Code maintainability: new detector
Input validation: new detector
Resource leaks: improved detector

In the following sections, we provide real-world examples of bugs or code defects that can be detected in each of the categories.

Code maintainability detector

As a Python developer, you always want to know the quality metrics of your codebase so you can better maintain your codebase for the long term. These metrics cover various aspects of code structure including size, complexity, coupling and cohesion, which are measurable and desired by the managers who want to plan the resources for testing, maintainability, or even refactoring in the long run.

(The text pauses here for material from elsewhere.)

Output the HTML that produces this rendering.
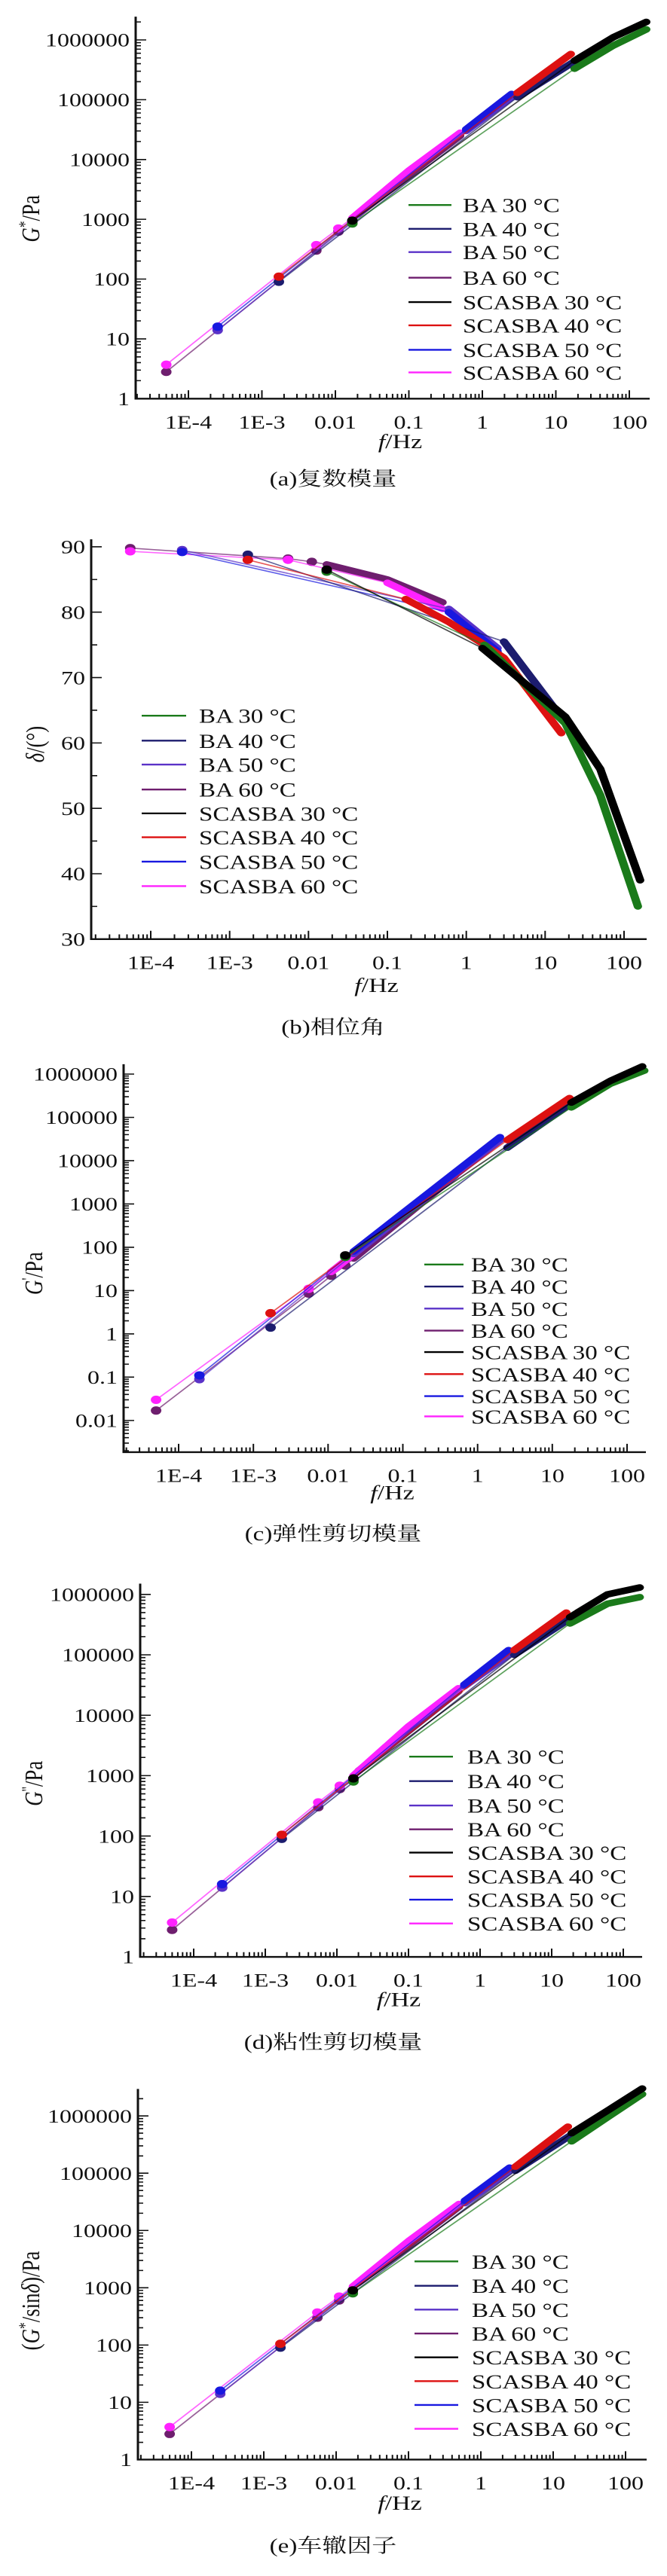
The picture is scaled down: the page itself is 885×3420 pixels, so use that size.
<!DOCTYPE html>
<html><head><meta charset="utf-8">
<style>
html,body{margin:0;padding:0;background:#fff;}
svg{display:block;}
text{font-family:"Liberation Serif","Noto Serif CJK SC",serif;fill:#111;}
</style></head>
<body>
<svg id="fig" xmlns="http://www.w3.org/2000/svg" width="885" height="3420" viewBox="0 0 885 4323" preserveAspectRatio="none"></svg>
<script>
const seriesNames=["BA 30 °C","BA 40 °C","BA 50 °C","BA 60 °C","SCASBA 30 °C","SCASBA 40 °C","SCASBA 50 °C","SCASBA 60 °C"];
const seriesColors=["#1a7a1a","#1c1c6e","#5a32c8","#6e1e6e","#000000","#dd1111","#1818e0","#ff22ff"];
const xTickExp=[-4,-3,-2,-1,0,1,2];
const xTickLabels=["1E-4","1E-3","0.01","0.1","1","10","100"];
const yTickExpA=[0,1,2,3,4,5,6];
const yTickLabelsA=["1","10","100","1000","10000","100000","1000000"];
const yTickExpC=[-2,-1,0,1,2,3,4,5,6];
const yTickLabelsC=["0.01","0.1","1","10","100","1000","10000","100000","1000000"];
const yTickValsB=[30,40,50,60,70,80,90];
const yTickLabelsB=["30","40","50","60","70","80","90"];
// data: [frequency Hz, value], series order as seriesNames
const dataA=[
 [[0.017,850],[18,330000],[60,800000],[170,1500000]],
 [[0.0017,90],[3,110000],[17,420000]],
 [[0.00025,14],[0.6,30000],[2.5,110000]],
 [[0.00005,2.8],[0.0055,300],[0.011,620],[0.017,900],[0.02,1200],[0.1,5500],[0.5,25000]],
 [[0.017,950],[18,450000],[60,1100000],[170,2000000]],
 [[0.0017,110],[3,130000],[16,580000]],
 [[0.00025,16],[0.6,32000],[2.5,125000]],
 [[0.00005,3.7],[0.0055,370],[0.011,700],[0.017,1050],[0.1,6500],[0.5,28000]]
];
const dataB=[
 [[0.017,86.2],[1.7,75],[18,63],[50,52],[150,35]],
 [[0.0017,88.8],[3,75.5],[17,63.5]],
 [[0.00025,89.5],[0.6,80.5],[2.5,74.5]],
 [[0.000055,89.8],[0.0055,88.2],[0.011,87.7],[0.017,87.3],[0.1,85],[0.5,81.5]],
 [[0.017,86.5],[1.6,74.5],[18,64],[50,56],[160,39]],
 [[0.0017,88],[0.17,82],[0.6,78.5],[1.7,75],[3,73],[16,61.5]],
 [[0.00025,89.2],[0.6,80],[2.5,74]],
 [[0.000055,89.3],[0.0055,88],[0.1,84.5],[0.5,80.5]]
];
const dataC=[
 [[0.017,60],[18,170000],[60,600000],[170,1200000]],
 [[0.0017,1.4],[2.5,20000],[17,200000]],
 [[0.00019,0.09],[0.022,70],[2,30000]],
 [[0.00005,0.017],[0.0055,8.5],[0.011,22],[0.017,38],[0.022,55],[0.5,4500]],
 [[0.017,65],[18,220000],[60,700000],[160,1500000]],
 [[0.0017,3],[2.5,30000],[17,280000]],
 [[0.00019,0.11],[0.022,80],[2,35000]],
 [[0.00005,0.03],[0.0055,11],[0.011,27],[0.5,5000]]
];
const dataD=[
 [[0.017,800],[18,330000],[60,700000],[170,900000]],
 [[0.0017,90],[3,100000],[17,380000]],
 [[0.00025,14],[0.6,30000],[2.5,100000]],
 [[0.00005,2.8],[0.0055,300],[0.011,600],[0.017,850],[0.02,1200],[0.1,5500],[0.5,25000]],
 [[0.017,900],[18,420000],[60,1000000],[170,1300000]],
 [[0.0017,105],[3,120000],[16,500000]],
 [[0.00025,16],[0.6,32000],[2.5,120000]],
 [[0.00005,3.7],[0.0055,360],[0.011,680],[0.017,1000],[0.1,6500],[0.5,28000]]
];
const dataE=[
 [[0.017,800],[18,360000],[60,1000000],[170,2400000]],
 [[0.0017,90],[3,110000],[17,450000]],
 [[0.00025,14],[0.6,30000],[2.5,110000]],
 [[0.00005,2.8],[0.0055,300],[0.011,600],[0.017,900],[0.02,1200],[0.1,5500],[0.5,26000]],
 [[0.017,900],[18,500000],[60,1300000],[170,3000000]],
 [[0.0017,105],[3,130000],[16,650000]],
 [[0.00025,16],[0.6,33000],[2.5,125000]],
 [[0.00005,3.7],[0.0055,370],[0.011,700],[0.017,1050],[0.1,6500],[0.5,29000]]
];

const NS="http://www.w3.org/2000/svg";
const svg=document.getElementById('fig');
function mk(tag,attrs,parent){const e=document.createElementNS(NS,tag);for(const k in attrs)e.setAttribute(k,attrs[k]);(parent||svg).appendChild(e);return e;}

const denseA=[1,1,1,4,1,1,1,3];
const denseB=[1,1,1,3,1,1,1,2];
const denseC=[1,1,1,4,1,1,1,2];

const charts=[
 {id:"a",data:dataA,dense:denseA,log:true,left:180,right:862,top:28,bottom:669,x1:250,x2:835,y1p:669,y1v:0,y2p:67,y2v:6,
  yt:yTickExpA,yl:yTickLabelsA,lg:{l1:542,l2:599,tx:614,rows:[344,384,423,466,507,546,587,625]},
  xlab:752,cap:815,capText:"(a)复数模量",ytitle:{x:52,y:367,html:"G",sup:"*",rest:"/Pa"}},
 {id:"b",data:dataB,dense:denseB,log:false,left:121,right:858,top:905,bottom:1576,x1:200,x2:828,y1p:1576,y1v:30,y2p:917.6,y2v:90,
  yt:yTickValsB,yl:yTickLabelsB,lg:{l1:188,l2:247,tx:264,rows:[1201,1243,1283,1325,1365,1405,1446,1487]},
  xlab:1665,cap:1735,capText:"(b)相位角",ytitle:{x:58,y:1249,delta:true}},
 {id:"c",data:dataC,dense:denseC,log:true,left:164,right:857,top:1786,bottom:2437,x1:237,x2:832,y1p:2383.8,y1v:-2,y2p:1802.5,y2v:6,
  yt:yTickExpC,yl:yTickLabelsC,lg:{l1:563,l2:615,tx:625,rows:[2122,2159,2196,2233,2269,2306,2343,2377]},
  xlab:2516,cap:2585,capText:"(c)弹性剪切模量",ytitle:{x:56,y:2137,html:"G",sup:"'",rest:"/Pa"}},
 {id:"d",data:dataD,dense:denseA,log:true,left:186,right:852,top:2657.6,bottom:3284,x1:257,x2:827,y1p:3284,y1v:0,y2p:2675.7,y2v:6,
  yt:yTickExpA,yl:yTickLabelsA,lg:{l1:543,l2:601,tx:620,rows:[2948,2989,3030,3070,3109,3149,3188,3228]},
  xlab:3367,cap:3438,capText:"(d)粘性剪切模量",ytitle:{x:56,y:2993,html:"G",sup:"''",rest:"/Pa"}},
 {id:"e",data:dataE,dense:denseA,log:true,left:183,right:858,top:3505.7,bottom:4127.6,x1:254,x2:830,y1p:4127.6,y1v:0,y2p:3550.9,y2v:6,
  yt:yTickExpA,yl:yTickLabelsA,lg:{l1:550,l2:608,tx:626,rows:[3795,3836,3876,3916,3956,3996,4036,4076]},
  xlab:4212,cap:4283,capText:"(e)车辙因子",ytitle:{x:52,y:3861,sinD:true}}
];
const drawOrder=[3,7,2,6,1,5,0,4];

charts.forEach(c=>{
 const g=mk('g',{});
 
 
 const xs=lf=>c.x1+(lf+4)*(c.x2-c.x1)/6;
 const X=f=>xs(Math.log10(f));
 const yv=v=>c.y1p+(v-c.y1v)*(c.y2p-c.y1p)/(c.y2v-c.y1v);
 const Y=v=>c.log?yv(Math.log10(v)):yv(v);
 const sg=mk('g',{},g);
 
 
 drawOrder.forEach(i=>{
  const pts=c.data[i];
  const col=seriesColors[i];
  const slug=seriesNames[i].replace(/[^A-Za-z0-9]+/g,'-').toLowerCase();
  const thin=mk('polyline',{points:pts.map(p=>X(p[0]).toFixed(1)+','+Y(p[1]).toFixed(1)).join(' '),fill:'none',stroke:col,'stroke-width':2,'stroke-opacity':0.7},sg);
  
  
  const ds=c.dense[i];
  const dense=pts.slice(ds);
  const th=mk('polyline',{points:dense.map(p=>X(p[0]).toFixed(1)+','+Y(p[1]).toFixed(1)).join(' '),fill:'none',stroke:col,'stroke-width':11,'stroke-linecap':'round','stroke-linejoin':'round'},sg);
  
  
  pts.slice(0,ds).forEach(p=>{
   const m=mk('circle',{cx:X(p[0]).toFixed(1),cy:Y(p[1]).toFixed(1),r:7,fill:col},sg);
   
   
  });
 });
 const ax=mk('path',{d:`M${c.left},${c.top} V${c.bottom} H${c.right}`,fill:'none',stroke:'#111','stroke-width':3},g);
 
 
 let td='';
 for(let d=-5;d<=2;d++){for(let k=1;k<10;k++){const x=xs(d+Math.log10(k));if(x<c.left||x>c.right)continue;td+=`M${x.toFixed(1)},${c.bottom} v${k==1?-14:-8} `;}}
 if(c.log){for(let d=c.y1v-1;d<=c.y2v+1;d++){for(let k=1;k<10;k++){const y=yv(d+Math.log10(k));if(y<c.top||y>c.bottom)continue;td+=`M${c.left},${y.toFixed(1)} h${k==1?14:7} `;}}}
 else{for(let v=30;v<=90;v+=5){td+=`M${c.left},${yv(v).toFixed(1)} h${v%10==0?14:8} `;}}
 const tk=mk('path',{d:td,stroke:'#111','stroke-width':2,fill:'none'},g);
 
 
 xTickExp.forEach((e,i)=>{
  const t=mk('text',{x:xs(e),y:c.bottom+50,'text-anchor':'middle','font-size':32},g);
  t.textContent=xTickLabels[i];
  
  
 });
 c.yt.forEach((v,i)=>{
  const t=mk('text',{x:c.left-8,y:yv(v)+11,'text-anchor':'end','font-size':32},g);
  t.textContent=c.yl[i];
  
  
 });
 const xl=mk('text',{x:(c.left+c.right)/2+10,y:c.xlab,'text-anchor':'middle','font-size':34},g);
 xl.innerHTML='<tspan font-style="italic">f</tspan>/Hz';
 
 
 const yt=mk('text',{x:0,y:0,'text-anchor':'middle','font-size':34,transform:`translate(${c.ytitle.x},${c.ytitle.y}) rotate(-90)`},g);
 if(c.ytitle.delta) yt.innerHTML='<tspan font-style="italic">δ</tspan>/(°)';
 else if(c.ytitle.sinD) yt.innerHTML='(<tspan font-style="italic">G</tspan><tspan font-size="22" dy="-12">*</tspan><tspan dy="12">/sin</tspan><tspan font-style="italic">δ</tspan>)/Pa';
 else yt.innerHTML='<tspan font-style="italic">'+c.ytitle.html+'</tspan><tspan font-size="22" dy="-12">'+c.ytitle.sup+'</tspan><tspan dy="12">'+c.ytitle.rest+'</tspan>';
 
 
 const lg=mk('g',{},g);
 
 
 seriesNames.forEach((n,i)=>{
  const y=c.lg.rows[i];
  const e=mk('g',{},lg);
  
  
  mk('line',{x1:c.lg.l1,x2:c.lg.l2,y1:y,y2:y,stroke:seriesColors[i],'stroke-width':3},e);
  const t=mk('text',{x:c.lg.tx,y:y+12,'font-size':33},e);
  t.textContent=n;
 });
 const cp=mk('text',{x:442,y:c.cap,'text-anchor':'middle','font-size':33},g);
 cp.textContent=c.capText;
 
 
});
</script>
</body></html>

Those metrics are developed from CodeGuru Reviewer’s in-house knowledge base. Violations of good practices in terms of these metrics could often lead to low readability, interpretability and/or maintainability of the code, which will increase technical debts in software development cycle.

For example, CodeGuru Reviewer identifies high fan-out for the following function. This example is patterned after actual code.

def main():
    positive_data = pd.read_csv(args.positive_data_file)[args.columns].dropna().reset_index(drop=True)
    negative_data = (
        pd.read_csv(args.negative_data_file)[args.columns].dropna().reset_index(drop=True)
    )
    training_data = positive_data.append(negative_data, ignore_index=True)
    target = training_data[["label"]]
    features = training_data.drop(["label"], axis=1)
    x_train, x_test, y_train, y_test = train_test_split(
        features, target, test_size=0.3, random_state=0
    )
    print("Features: {}".format(args.columns))
    scaler_train = preprocessing.StandardScaler().fit(x_train)
    x_test = scaler_train.transform(x_test)
    x_train = scaler_train.transform(x_train)
    model = LogisticRegression(penalty="l2", class_weight="balanced", C=0.1).fit(x_train, y_train)
    pred_prob = model.predict_proba(x_test)[:, 1]
    predictions = [round(value) for value in pred_prob]
    print(confusion_matrix(y_test, predictions))
    predicted = pred_prob &gt; args.threshold
    print(metrics.classification_report(y_test, predicted, digits=3))
    accuracy = model.score(x_test, y_test)
    print(accuracy)
    model_feat_imp = pd.Series(abs(model.coef_[0]), features.columns).sort_values(ascending=False)
    print(model_feat_imp)
    # save model 
    time = date.today().strftime("%d%m%Y%H%M%S")
    pickle_file = "model_{}.pkl".format(time)
    pickle_full_path = os.path.join(args.save, pickle_file)
    with open(pickle_full_path, "wb") as file:
         pickle.dump(model, file)
         print("Model is saved as {}".format(pickle_full_path))

In this main function, the developer performs data preparation and feature transformation, trains a machine learning model, evaluates its performance and saves the model. Wrapping the whole process into a single function leads to high coupling of the code with other functions. This makes the function prone to errors due to changes of its referenced functions and hard to test and maintain. The following screenshot shows the CodeGuru Reviewer recommendation.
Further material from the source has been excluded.